Silent 1928 masterpiece comes to DPAC
Brian Doxtader | Wednesday, September 28, 2005
Carl Theodor Dreyer’s “La Passion de Jeanne d’Arc” (“The Passion of Joan of Arc”) is hands-down the finest silent motion picture of all time. The French-Danish film was a landmark upon its 1928 release the pinnacle of silent movies, even as sound (the so-called “talkies”) was beginning to take over. Yet, its sophisticated style and surprisingly emotional weight makes “The Passion of Joan of Arc” resonate just as effectively today, a startling and amazing accomplishment considering the film’s considerable age.
“The Passion of Joan of Arc” follows the trial and execution of Joan of Arc (played here by Renee Falconetti), using the actual trial transcripts as the screenplay. The limited scope of the film allows for Dreyer’s innovative style, which uses off-centered framing, extreme close-ups and the moving camera to great effect. The harsh lighting and tightness of the cinematography allow the viewer to relate to Joan’s predicament, which grants greater emotional weight to the film’s inevitable conclusion. The film’s dizzying, fragmented style is initially jarring, but ultimately fits the film’s narrative.
Director Ingmar Bergman once claimed that the human face is the most important thing that can be committed to celluloid – he may have had “The Passion of Joan of Arc” in mind. The film is often a juxtaposition of extreme-closeups, of faces that fill the screen and dominate the picture. None of the actors wore makeup, making their facial imperfections all the more striking. Joan looks terrified and innocent, while the judges often look terrifyingly demonic. Few films are as bravely (or brazenly) direct as “The Passion.”
Modern viewers, who often expect silent pictures to be slow or tawdry, might be surprised at the sophistication and solid pacing of “The Passion of Joan of Arc.” Dreyer’s work is occasionally dismissed as sluggishly plotted, but the rapid editing and emotional investment in “The Passion” transcend such criticism. The director never made a film as strong as this again, as his talking pictures are weighted down by the restraints of dialogue and convention.
Much of the film’s success attributable to Renee Falconetti, whose Joan was praised by noted critic Pauline Kael as “the finest performance ever recorded on film.” In a role later covered by Ingrid Bergman, Jean Seberg and Milla Jovovich (among many others), Falconetti stands above them all, exacting a powerful and meticulous performance in her only screen role. Dreyer wanted to evoke how the real Joan might have actually felt at the trial, and subsequently took so many takes that he drained much of the emotion out of Falconetti, ultimately resulting in a more realistically effective performance.
The film itself was long considered lost in a fire, but a print was found in the mid-1980s in the broom closet of a European mental institute.

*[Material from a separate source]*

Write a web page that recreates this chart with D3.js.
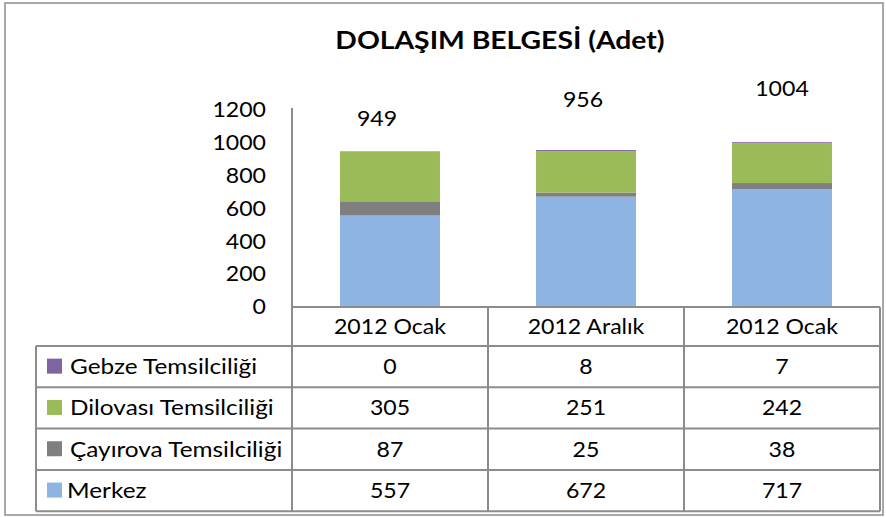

The print has since been restored, and will be screened this weekend in the Browning Cinema as part of The PAC Classic 100.
Carl Theodor Dreyer’s “The Passion of Joan of Arc,” along with F.W. Murnau’s 1927 “Sunrise: A Song of Two Humans” and Charlie Chaplin’s 1931 “City Lights,” was simultaneously the valediction and pinnacle of silent cinema. While those films have their supporters, the style, timelessness and emotional resonance of “The Passion of Joan Arc” is indisputable. The cinema is rarely as powerful and effective as it is here. One of the inarguable masterpieces of cinema, “The Passion of Joan of Arc” is one of the greatest films of all time and should not be missed.